Boleto and Escritura in Argentina
Pros, Cons, Advantages, and Dangers of Boletos between Buyers and Sellers of Real Estate and Farmland in Argentina
Let’s start first by defining “Boleto” and “Escritura” in an Argentine Real Estate transaction between Buyers and Sellers of Real Property.
A “Boleto” in Argentine Real Estate is technically a “bill of sale” that obliges both buyer and seller of a real estate transaction to fulfill certain obligations in order to request their rights per the contract: Money in the case of the seller and a potential right to real property or land in the case of a buyer. A boleto is always a contract that is prior to the “Escritura” or Title Deed, which obliges the seller to transfer the promised property for sale and the buyer to pay the agreed price for it. For instance, lack of funds to pay the full price, and the taxes are outdated and are not being allowed to sell by Argentina’s tax agency. Thus, the parties are insured with a greater guarantee that the completion of the transaction will take place sooner or later.
What are the risks when signing the Boleto or Bill of Sale?
Signing the “Boleto” is always prior to the “Escritura.” The Escritura is the final deed of sale. Until the escritura hasn’t been signed there isn’t any legal and enforceable transfer of property deed that can possibly be recorded at any formal property registry. The boleto consists of a simple and private agreement between the buyer and seller. Both parties are thereby binding to complete a final deed.
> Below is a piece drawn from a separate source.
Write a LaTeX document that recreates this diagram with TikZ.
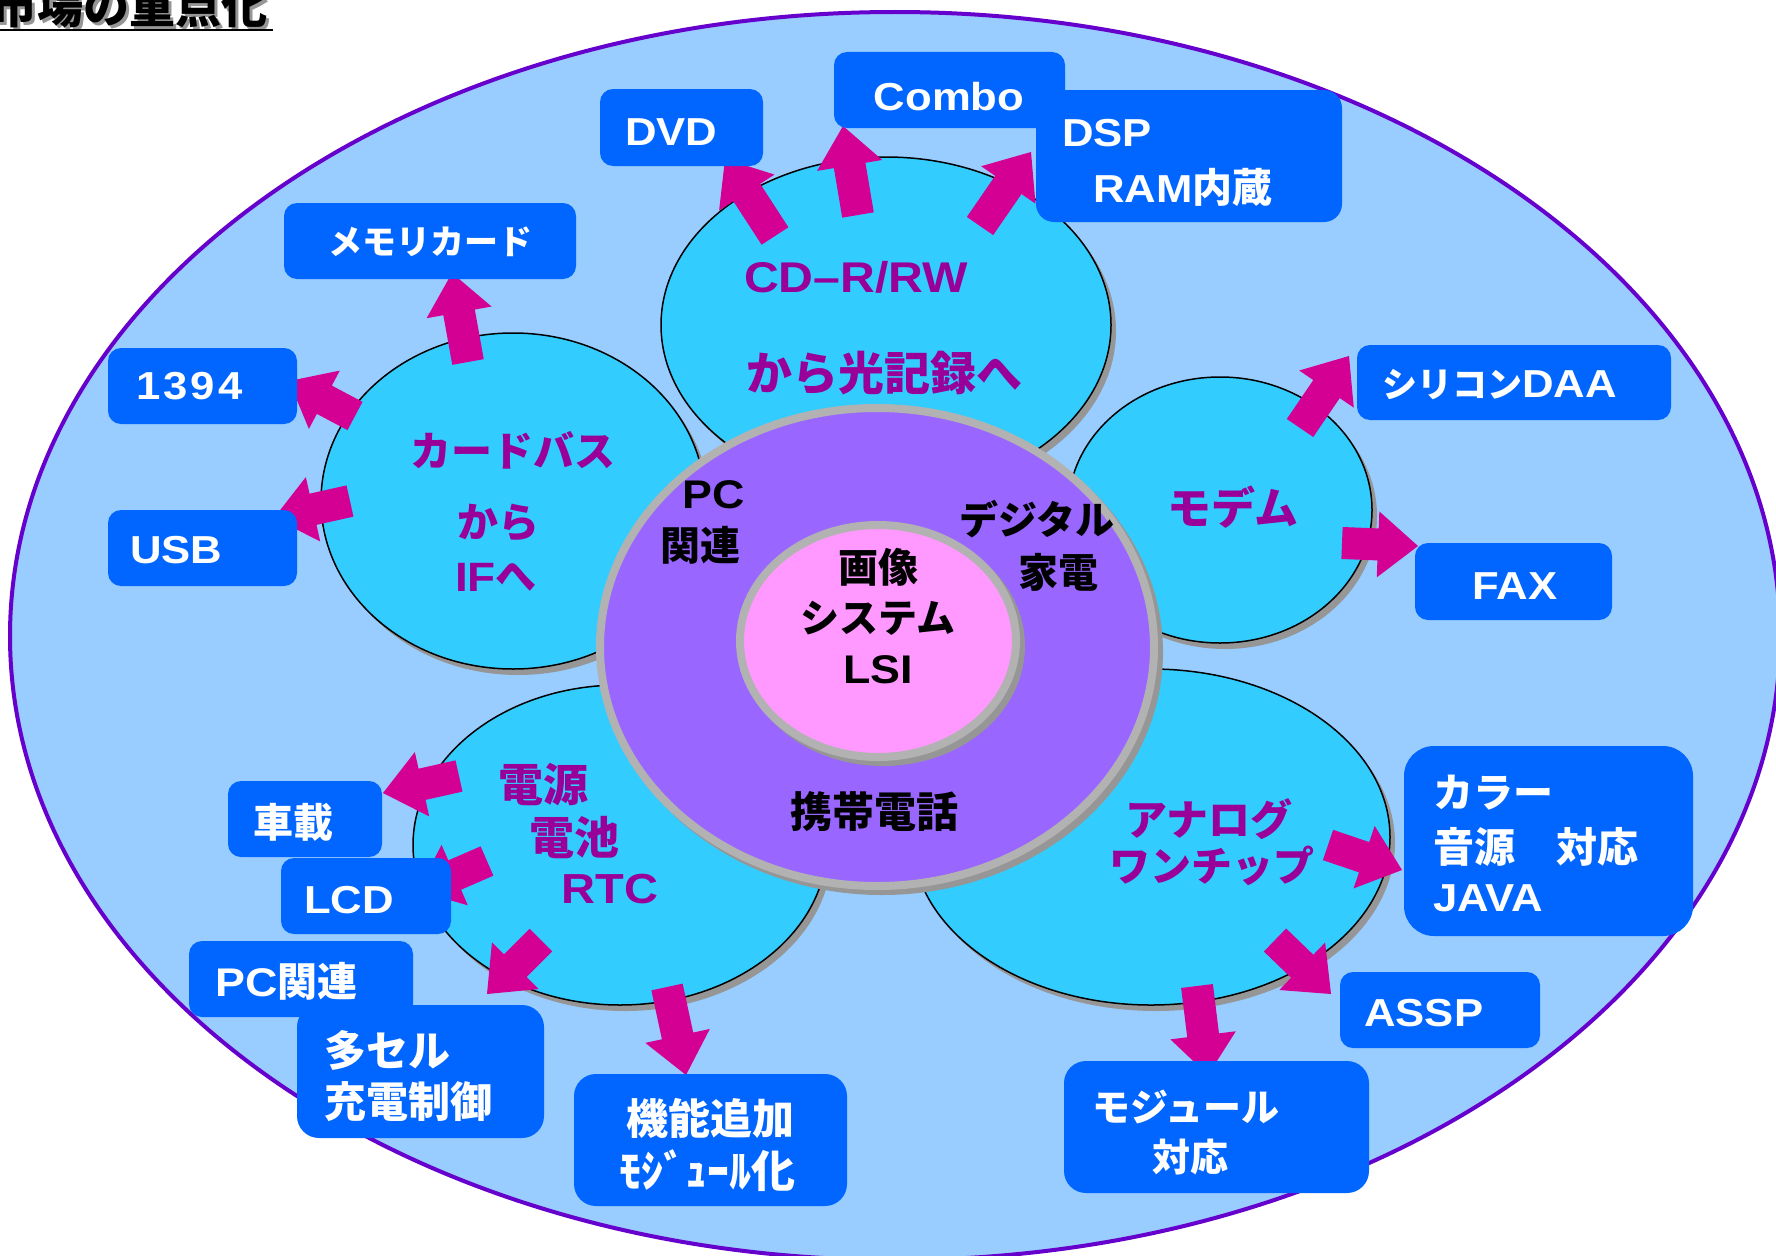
\documentclass[tikz,border=0pt]{standalone}
\usepackage{fontspec}
\setmainfont{Noto Sans CJK JP}
\newfontfamily\LatF{Liberation Sans}[FakeStretch=1.12]
\usetikzlibrary{shapes.geometric,calc}
\definecolor{bgblue}{HTML}{99CCFF}
\definecolor{outl}{HTML}{6600CC}
\definecolor{satcyan}{HTML}{33CCFF}
\definecolor{ringpurple}{HTML}{9966FF}
\definecolor{corepink}{HTML}{FF99FF}
\definecolor{ringgray}{HTML}{B2B2B2}
\definecolor{shadowgray}{HTML}{969696}
\definecolor{boxblue}{HTML}{0066FF}
\definecolor{magtext}{HTML}{990099}
\definecolor{arrowmag}{HTML}{D40093}
\newcommand\Lt[1]{{\LatF #1}}
\newcommand\fs[1]{\fontsize{#1}{#1}\selectfont}
\newcommand\blockarrow[3]{%
  \coordinate (#1hb) at ($(#3)!40pt!(#2)$);
  \fill[arrowmag] ($(#2)!16pt!90:(#3)$) -- ($(#1hb)!16pt!90:(#3)$) -- ($(#1hb)!33pt!90:(#3)$) -- (#3)
     -- ($(#1hb)!33pt!-90:(#3)$) -- ($(#1hb)!16pt!-90:(#3)$) -- ($(#2)!16pt!-90:(#3)$) -- cycle;}
\tikzset{
  sat/.style={ellipse, draw=black, line width=1.5pt, fill=satcyan, inner sep=0pt, outer sep=0pt,
    preaction={fill=shadowgray, transform canvas={xshift=5pt,yshift=-6pt}}},
  ringsh/.style={ellipse, draw=ringgray, line width=8pt, inner sep=0pt, outer sep=0pt,
    preaction={draw=shadowgray, fill=shadowgray, line width=8pt, transform canvas={xshift=5pt,yshift=-5pt}}},
  bbox/.style={rectangle, rounded corners=13pt, fill=boxblue, inner sep=0pt, outer sep=0pt},
  wtxt/.style={text=white, font=\bfseries\fs{40}, inner sep=0pt},
  mtxt/.style={text=magtext, font=\bfseries\fs{42}, inner sep=0pt},
  ktxt/.style={text=black, font=\bfseries\fs{40}, inner sep=0pt},
}
\begin{document}
\begin{tikzpicture}[x=1pt,y=-1pt]
\useasboundingbox (0,0) rectangle (1776,1255);
\clip (0,0) rectangle (1776,1255);
\fill[white] (0,0) rectangle (1776,1255);
% title
\node[anchor=base east, text=shadowgray, font=\bfseries\fs{46}, inner sep=0pt] (titlesh) at (271,27) {市場の重点化};
\node[anchor=base east, text=black, font=\bfseries\fs{46}, inner sep=0pt] (title) at (268,24) {市場の重点化};
\draw[line width=2.5pt] (0,30) -- (273,30);
% field
\node[ellipse, draw=outl, line width=4pt, fill=bgblue, inner sep=0pt, outer sep=0pt,
      minimum width=1770pt, minimum height=1248pt] (field) at (895,636) {};
% satellites
\node[sat, minimum width=450pt, minimum height=336pt] (cd) at (886,325) {};
\node[sat, minimum width=384pt, minimum height=336pt] (card) at (513,501) {};
\node[sat, minimum width=304pt, minimum height=266pt] (modem) at (1220,510) {};
\node[sat, minimum width=414pt, minimum height=320pt] (power) at (620,845) {};
\node[sat, minimum width=478pt, minimum height=336pt] (analog) at (1151,837) {};
% central ring
\node[ringsh, fill=ringpurple, minimum width=554pt, minimum height=478pt] (ring) at (877,647) {};
\node[ringsh, fill=corepink, minimum width=276pt, minimum height=232pt] (core) at (878,641) {};
% center texts
\node[ktxt] (t1) at (878,567) {画像};
\node[ktxt, font=\bfseries\fs{39}] (t2) at (878,618) {システム};
\node[ktxt] (t3) at (878,670) {\Lt{LSI}};
\node[ktxt] (t4) at (714,495) {\Lt{PC}};
\node[ktxt] (t5) at (700,545) {関連};
\node[ktxt, font=\bfseries\fs{39}] (t6) at (1037,519) {デジタル};
\node[ktxt] (t7) at (1058,572) {家電};
\node[ktxt, font=\bfseries\fs{42}] (t8) at (874,812) {携帯電話};
% magenta texts
\node[mtxt, anchor=west, font=\bfseries\fs{43}] (m1) at (744,277) {\Lt{CD–R/RW}};
\node[mtxt, anchor=west, font=\bfseries\fs{46}] (m2) at (746,373) {から光記録へ};
\node[mtxt, font=\bfseries\fs{41}] (m3) at (513,450) {カードバス};
\node[mtxt, font=\bfseries\fs{41}] (m4) at (498,523) {から};
\node[mtxt, font=\bfseries\fs{41}] (m5) at (496,577) {\Lt{IF}へ};
\node[mtxt, font=\bfseries\fs{44}] (m6) at (1233,507) {モデム};
\node[mtxt, font=\bfseries\fs{45}] (m7) at (543,785) {電源};
\node[mtxt, font=\bfseries\fs{45}] (m8) at (574,838) {電池};
\node[mtxt] (m9) at (610,889) {\Lt{RTC}};
\node[mtxt] (m10) at (1209,819) {アナログ};
\node[mtxt, font=\bfseries\fs{41}] (m11) at (1212,866) {ワンチップ};
% arrow end points
\coordinate (memT) at (468,362);   \coordinate (memH) at (452,273);
\coordinate (ieeT) at (355,416);   \coordinate (ieeH) at (289,381);
\coordinate (usbT) at (350,501);   \coordinate (usbH) at (274,518);
\coordinate (dvdT) at (775,236);   \coordinate (dvdH) at (725,159);
\coordinate (cmbT) at (858,215);   \coordinate (cmbH) at (843,126);
\coordinate (dspT) at (980,226);   \coordinate (dspH) at (1031,152);
\coordinate (silT) at (1300,428);  \coordinate (silH) at (1349,356);
\coordinate (faxT) at (1342,543);  \coordinate (faxH) at (1418,546);
\coordinate (colT) at (1328,845);  \coordinate (colH) at (1402,870);
\coordinate (asspT) at (1275,940); \coordinate (asspH) at (1331,994);
\coordinate (modT) at (1197,986);  \coordinate (modH) at (1208,1075);
\coordinate (kinoT) at (667,987);  \coordinate (kinoH) at (686,1075);
\coordinate (tasT) at (541,940);   \coordinate (tasH) at (487,994);
\coordinate (lcdT) at (487,861);   \coordinate (lcdH) at (418,891);
\coordinate (shaT) at (459,776);   \coordinate (shaH) at (383,793);
\blockarrow{a1}{memT}{memH}
\blockarrow{a2}{ieeT}{ieeH}
\blockarrow{a3}{usbT}{usbH}
\blockarrow{a4}{dvdT}{dvdH}
\blockarrow{a5}{cmbT}{cmbH}
\blockarrow{a6}{dspT}{dspH}
\blockarrow{a7}{silT}{silH}
\blockarrow{a8}{faxT}{faxH}
\blockarrow{a9}{colT}{colH}
\blockarrow{a10}{asspT}{asspH}
\blockarrow{a11}{modT}{modH}
\blockarrow{a12}{kinoT}{kinoH}
\blockarrow{a13}{tasT}{tasH}
\blockarrow{a14}{lcdT}{lcdH}
\blockarrow{a15}{shaT}{shaH}
% boxes
\node[bbox, minimum width=292pt, minimum height=76pt] (mem) at (430,241) {};
\node[wtxt, font=\bfseries\fs{34}] (memL) at (430,242) {メモリカード};
\node[bbox, minimum width=189pt, minimum height=76pt] (iee) at (202.5,386) {};
\node[wtxt, anchor=west, font=\bfseries\fs{39}] (ieeL) at (136,386) {{\LatF\addfontfeature{LetterSpace=8}1394}};
\node[bbox, minimum width=189pt, minimum height=76pt] (usb) at (202.5,548) {};
\node[wtxt, anchor=west, font=\bfseries\fs{39}] (usbL) at (130,550) {\Lt{USB}};
\node[bbox, minimum width=163pt, minimum height=77pt] (dvd) at (681.5,127.5) {};
\node[wtxt, anchor=west, font=\bfseries\fs{39}] (dvdL) at (625,132) {\Lt{DVD}};
\node[bbox, minimum width=231pt, minimum height=76pt] (cmb) at (949.5,90) {};
\node[wtxt, font=\bfseries\fs{39}] (cmbL) at (949,97) {\Lt{Combo}};
\node[bbox, rounded corners=18pt, minimum width=306pt, minimum height=132pt] (dsp) at (1189,156) {};
\node[wtxt, anchor=west, font=\bfseries\fs{39}] (dspL1) at (1062,133) {\Lt{DSP}};
\node[wtxt, anchor=west, font=\bfseries\fs{39}] (dspL2) at (1093,187) {\Lt{RAM}\fs{40}内蔵};
\node[bbox, minimum width=314pt, minimum height=75pt] (sil) at (1514,382.5) {};
\node[wtxt, anchor=west, font=\bfseries\fs{39}] (silL) at (1382,385) {{\fs{35}シリコン}\Lt{DAA}};
\node[bbox, minimum width=197pt, minimum height=77pt] (fax) at (1513.5,581.5) {};
\node[wtxt, font=\bfseries\fs{39}] (faxL) at (1515,586) {\Lt{FAX}};
\node[bbox, rounded corners=30pt, minimum width=289pt, minimum height=190pt] (col) at (1548.5,841) {};
\node[wtxt, anchor=west] (colL1) at (1433,793) {カラー};
\node[wtxt, anchor=west, font=\bfseries\fs{41}] (colL2) at (1433,847) {音源　対応};
\node[wtxt, anchor=west, font=\bfseries\fs{39}] (colL3) at (1433,898) {\Lt{JAVA}};
\node[bbox, minimum width=200pt, minimum height=76pt] (assp) at (1440,1010) {};
\node[wtxt, anchor=west, font=\bfseries\fs{39}] (asspL) at (1364,1013) {\Lt{ASSP}};
\node[bbox, rounded corners=22pt, minimum width=305pt, minimum height=132pt] (mod) at (1216.5,1127) {};
\node[wtxt, anchor=west, font=\bfseries\fs{38}] (modL1) at (1092,1107) {モジュール};
\node[wtxt, font=\bfseries\fs{38}] (modL2) at (1190,1157) {対応};
\node[bbox, rounded corners=22pt, minimum width=273pt, minimum height=132pt] (kino) at (710.5,1140) {};
\node[wtxt, font=\bfseries\fs{42}] (kinoL1) at (710,1118) {機能追加};
\node[wtxt, font=\bfseries\fs{44}] (kinoL2) at (707,1171) {ﾓｼﾞｭｰﾙ化};
\node[bbox, minimum width=154pt, minimum height=76pt] (sha) at (305,819) {};
\node[wtxt] (shaL) at (293,822) {車載};
\node[bbox, minimum width=170pt, minimum height=76pt] (lcd) at (366,896) {};
\node[wtxt, anchor=west, font=\bfseries\fs{39}] (lcdL) at (304,900) {\Lt{LCD}};
\node[bbox, minimum width=224pt, minimum height=76pt] (pcr) at (301,979) {};
\node[wtxt, anchor=west] (pcrL) at (215,981) {\Lt{PC}関連};
\node[bbox, rounded corners=22pt, minimum width=247pt, minimum height=133pt] (tas) at (420.5,1071.5) {};
\node[wtxt, anchor=west, font=\bfseries\fs{42}] (tasL1) at (324,1050) {多セル};
\node[wtxt, anchor=west, font=\bfseries\fs{42}] (tasL2) at (324,1102) {充電制御};
\end{tikzpicture}
\end{document}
However, there is no legal transfer of property, not even partially, that can be recorded at any property registry. This is the biggest danger for the buyer who only has a document and no new title which can be recorded anywhere. This boleto is a private contract which is an incomplete and partial purchase of real property that was intended to purchase land or real estate at a later moment.
Breach of Contract
In this case, the seller would be sued for breaching the agreement. The seller must accept the remainder of the payment to allow a judge to grant the buyer a final deed in exchange for any monies missing which would have to be deposited in court so that the seller can collect the funds. Many real estate professionals in the Argentine real estate industry believe that a boleto is a way to “step on any property” so that the seller cannot offer it to anybody else and so that the seller takes it off the market until all the final conditions have been met so that the escritura can be celebrated.
In this way, buyer receives keys to the property and can start enjoying actual possession of it, while the seller receives the funds that were agreed with the buyer per the boleto.
Transferring a domain
Also, another dangerous aspect of a boleto is that as long as the domain is not transferred, the property continues to belong to the seller and it can be seized by a third-party creditor to the seller.
From a seller’s perspective, the risk with a boleto is that the buyer ends up not complying with what was promised in the boleto and for example requests to pay the remainder of the amount to be paid in Argentine pesos. In case of breaching the boleto, the seller will keep the received payment until the issue is resolved.
Another risk is that the real estate broker/agent’s commission is usually due with the signing of the boleto. There have been hundreds of cases where the real estate agents have collected their fees at the signing of the boleto and later the Escritura is never signed. By law, real estate agents are obliged to reimburse these fees to both parties since the transaction did not go through.
What is important to know at the time of signing a boleto?
When signing the boleto, the real estate broker or the escribano should request a certificate of ownership of the property. Also, an inhibition of the sellers. This is to verify that the seller and his spouse (if married) are not inhibited. This guarantees that the property is not seized, nor foreclosed. The property will be delivered on the day of the deed. It should be free of intruders and without the opposition of third parties.
It is also very important to look at the price clause. In addition, in Argentina, there is restricted access to US dollars. Consequently, the ticket will say that the buyer renounces clauses such as the Argentine theory of monetary unpredictability.
Therefore, the buyer cannot hold on to the dollar restrictions to avoid paying in United States Dollars. This is to prevent the buyer from saying that he could not get the dollars.
What documents do the buyer and the Seller have to present?
The seller must submit a series of documents. For example, a domain report, inhibition report, and the property title. Co-ownership regulations are not necessary most of the time. Other documentation includes taxes and services, ID, and filiation data. Buyers should submit a valid identification document. For example, a DNI or a passport in the case of foreigners.
Where is a boleto and escritura signed?
A boleto is a private legal act as well as a private instrument. The parties can agree upon the place where to sign it. Normally, they meet at the address of either the buyer or the seller. Also, it can be at the intervening real estate agency. Otherwise, it can be at the office of the escribano or notary who drafted the boleto.
In a few words, a boleto can be signed anywhere as long as the parties agree. Upon signing a boleto, the buyer will advance as much as 30% of the agreed amount. The parties can agree to pay even 100%. If this happens, it would be the buyer fulfilling his side of the obligation. For the seller, the only thing left would be to sign over the title to the property. In cases where more than 50% of a boleto is paid, usually, the buyer will request to take possession of the property.